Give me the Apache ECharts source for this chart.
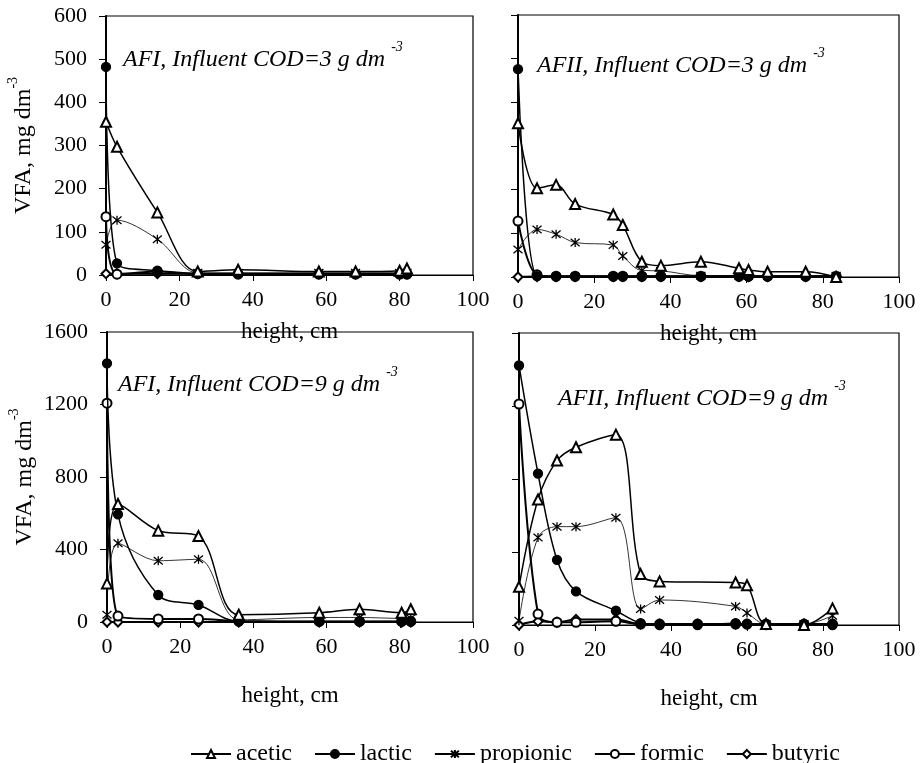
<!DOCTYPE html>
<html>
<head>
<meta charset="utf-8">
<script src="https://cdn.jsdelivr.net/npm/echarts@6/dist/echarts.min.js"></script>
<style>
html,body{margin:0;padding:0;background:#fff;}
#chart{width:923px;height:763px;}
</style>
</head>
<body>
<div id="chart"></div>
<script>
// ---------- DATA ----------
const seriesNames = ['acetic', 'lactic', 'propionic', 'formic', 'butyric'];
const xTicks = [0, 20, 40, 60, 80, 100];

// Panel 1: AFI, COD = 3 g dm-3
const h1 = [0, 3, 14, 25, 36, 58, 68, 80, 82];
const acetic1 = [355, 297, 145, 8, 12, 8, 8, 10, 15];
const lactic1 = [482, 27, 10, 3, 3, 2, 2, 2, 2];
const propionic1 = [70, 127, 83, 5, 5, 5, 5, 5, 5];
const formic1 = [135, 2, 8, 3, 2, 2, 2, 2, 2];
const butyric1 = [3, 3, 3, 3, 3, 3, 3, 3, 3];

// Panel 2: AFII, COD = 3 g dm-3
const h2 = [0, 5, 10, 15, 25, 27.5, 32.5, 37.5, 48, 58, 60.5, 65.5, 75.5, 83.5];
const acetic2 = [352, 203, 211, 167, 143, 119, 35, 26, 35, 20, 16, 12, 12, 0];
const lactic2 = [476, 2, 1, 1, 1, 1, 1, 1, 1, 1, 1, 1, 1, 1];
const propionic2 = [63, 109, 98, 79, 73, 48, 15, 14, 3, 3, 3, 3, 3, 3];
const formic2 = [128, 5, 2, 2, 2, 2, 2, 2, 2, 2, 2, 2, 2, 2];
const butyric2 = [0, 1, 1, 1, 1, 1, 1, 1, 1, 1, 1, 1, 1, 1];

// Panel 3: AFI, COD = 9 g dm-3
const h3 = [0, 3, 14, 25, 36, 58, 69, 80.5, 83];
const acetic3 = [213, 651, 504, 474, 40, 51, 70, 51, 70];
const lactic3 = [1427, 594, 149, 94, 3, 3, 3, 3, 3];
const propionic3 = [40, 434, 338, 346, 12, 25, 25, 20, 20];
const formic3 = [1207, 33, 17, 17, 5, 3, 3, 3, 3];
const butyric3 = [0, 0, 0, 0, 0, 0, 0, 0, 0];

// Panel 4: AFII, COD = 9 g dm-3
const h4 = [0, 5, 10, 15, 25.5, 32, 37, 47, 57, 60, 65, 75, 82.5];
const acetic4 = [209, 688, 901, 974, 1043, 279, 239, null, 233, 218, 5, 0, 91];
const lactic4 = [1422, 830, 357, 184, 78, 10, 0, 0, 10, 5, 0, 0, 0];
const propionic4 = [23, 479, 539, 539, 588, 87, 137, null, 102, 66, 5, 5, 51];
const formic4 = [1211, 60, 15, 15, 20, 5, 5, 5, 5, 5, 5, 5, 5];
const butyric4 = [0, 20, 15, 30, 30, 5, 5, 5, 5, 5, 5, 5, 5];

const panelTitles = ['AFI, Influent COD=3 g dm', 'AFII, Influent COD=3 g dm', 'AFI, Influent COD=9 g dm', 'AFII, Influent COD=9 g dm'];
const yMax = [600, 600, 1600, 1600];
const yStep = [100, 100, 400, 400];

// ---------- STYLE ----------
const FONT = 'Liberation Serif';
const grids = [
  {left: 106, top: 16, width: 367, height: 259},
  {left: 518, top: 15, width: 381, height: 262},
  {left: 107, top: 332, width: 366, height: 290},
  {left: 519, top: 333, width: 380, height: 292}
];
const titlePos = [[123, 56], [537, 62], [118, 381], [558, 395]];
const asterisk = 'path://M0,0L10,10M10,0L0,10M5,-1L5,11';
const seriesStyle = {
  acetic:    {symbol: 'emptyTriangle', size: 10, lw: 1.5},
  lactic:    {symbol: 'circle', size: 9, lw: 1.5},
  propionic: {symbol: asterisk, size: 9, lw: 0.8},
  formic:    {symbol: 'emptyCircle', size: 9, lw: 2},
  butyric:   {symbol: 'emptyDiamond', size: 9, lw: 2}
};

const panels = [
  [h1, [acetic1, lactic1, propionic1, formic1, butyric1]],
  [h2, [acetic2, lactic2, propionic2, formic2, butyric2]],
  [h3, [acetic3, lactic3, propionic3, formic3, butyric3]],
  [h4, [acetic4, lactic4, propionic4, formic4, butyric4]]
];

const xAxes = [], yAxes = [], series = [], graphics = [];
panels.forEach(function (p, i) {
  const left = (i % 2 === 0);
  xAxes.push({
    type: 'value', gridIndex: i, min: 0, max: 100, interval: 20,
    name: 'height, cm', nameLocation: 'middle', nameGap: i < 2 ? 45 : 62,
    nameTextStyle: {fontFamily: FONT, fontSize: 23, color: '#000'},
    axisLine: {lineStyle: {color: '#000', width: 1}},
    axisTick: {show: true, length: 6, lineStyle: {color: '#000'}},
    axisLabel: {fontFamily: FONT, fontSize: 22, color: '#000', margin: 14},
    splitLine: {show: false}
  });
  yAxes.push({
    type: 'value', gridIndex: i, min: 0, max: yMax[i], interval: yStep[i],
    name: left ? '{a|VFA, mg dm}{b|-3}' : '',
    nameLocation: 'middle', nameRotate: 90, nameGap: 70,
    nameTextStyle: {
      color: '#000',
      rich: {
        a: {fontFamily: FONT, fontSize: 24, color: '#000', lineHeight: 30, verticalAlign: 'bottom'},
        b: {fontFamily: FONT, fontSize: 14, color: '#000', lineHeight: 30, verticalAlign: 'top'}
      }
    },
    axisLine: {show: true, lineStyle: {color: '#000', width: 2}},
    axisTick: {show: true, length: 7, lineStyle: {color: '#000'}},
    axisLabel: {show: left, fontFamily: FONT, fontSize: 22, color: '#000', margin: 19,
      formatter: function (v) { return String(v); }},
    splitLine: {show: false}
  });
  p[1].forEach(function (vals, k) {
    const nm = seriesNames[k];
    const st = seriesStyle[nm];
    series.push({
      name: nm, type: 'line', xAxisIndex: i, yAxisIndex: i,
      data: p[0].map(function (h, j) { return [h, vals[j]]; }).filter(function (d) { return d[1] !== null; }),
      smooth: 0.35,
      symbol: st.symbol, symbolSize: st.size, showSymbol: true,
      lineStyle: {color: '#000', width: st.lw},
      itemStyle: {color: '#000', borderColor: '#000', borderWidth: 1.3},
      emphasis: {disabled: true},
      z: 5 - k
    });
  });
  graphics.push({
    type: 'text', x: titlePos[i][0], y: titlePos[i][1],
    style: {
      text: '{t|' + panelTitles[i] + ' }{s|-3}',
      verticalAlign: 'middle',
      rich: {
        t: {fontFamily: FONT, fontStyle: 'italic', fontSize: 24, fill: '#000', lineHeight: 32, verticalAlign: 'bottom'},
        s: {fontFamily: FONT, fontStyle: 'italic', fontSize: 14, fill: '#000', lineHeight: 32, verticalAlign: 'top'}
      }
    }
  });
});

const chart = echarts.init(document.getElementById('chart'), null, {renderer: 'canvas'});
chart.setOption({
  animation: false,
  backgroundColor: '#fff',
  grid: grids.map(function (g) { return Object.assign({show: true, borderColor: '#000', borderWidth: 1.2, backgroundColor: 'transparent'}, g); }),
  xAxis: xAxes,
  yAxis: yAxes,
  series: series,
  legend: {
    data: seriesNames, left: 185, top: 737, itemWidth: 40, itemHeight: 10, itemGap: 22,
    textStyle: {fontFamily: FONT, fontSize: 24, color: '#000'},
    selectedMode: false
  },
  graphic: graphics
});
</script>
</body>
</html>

================

Give again, word for word, every line from the top of the data through the line with "const butyric1 = [3, 3, 3, 3, 3, 3, 3, 3, 3];", both ends included, and exclude the pictures.

Give me the Apache ECharts source for this chart.
<!DOCTYPE html>
<html>
<head>
<meta charset="utf-8">
<script src="https://cdn.jsdelivr.net/npm/echarts@6/dist/echarts.min.js"></script>
<style>
html,body{margin:0;padding:0;background:#fff;}
#chart{width:923px;height:763px;}
</style>
</head>
<body>
<div id="chart"></div>
<script>
// ---------- DATA ----------
const seriesNames = ['acetic', 'lactic', 'propionic', 'formic', 'butyric'];
const xTicks = [0, 20, 40, 60, 80, 100];

// Panel 1: AFI, COD = 3 g dm-3
const h1 = [0, 3, 14, 25, 36, 58, 68, 80, 82];
const acetic1 = [355, 297, 145, 8, 12, 8, 8, 10, 15];
const lactic1 = [482, 27, 10, 3, 3, 2, 2, 2, 2];
const propionic1 = [70, 127, 83, 5, 5, 5, 5, 5, 5];
const formic1 = [135, 2, 8, 3, 2, 2, 2, 2, 2];
const butyric1 = [3, 3, 3, 3, 3, 3, 3, 3, 3];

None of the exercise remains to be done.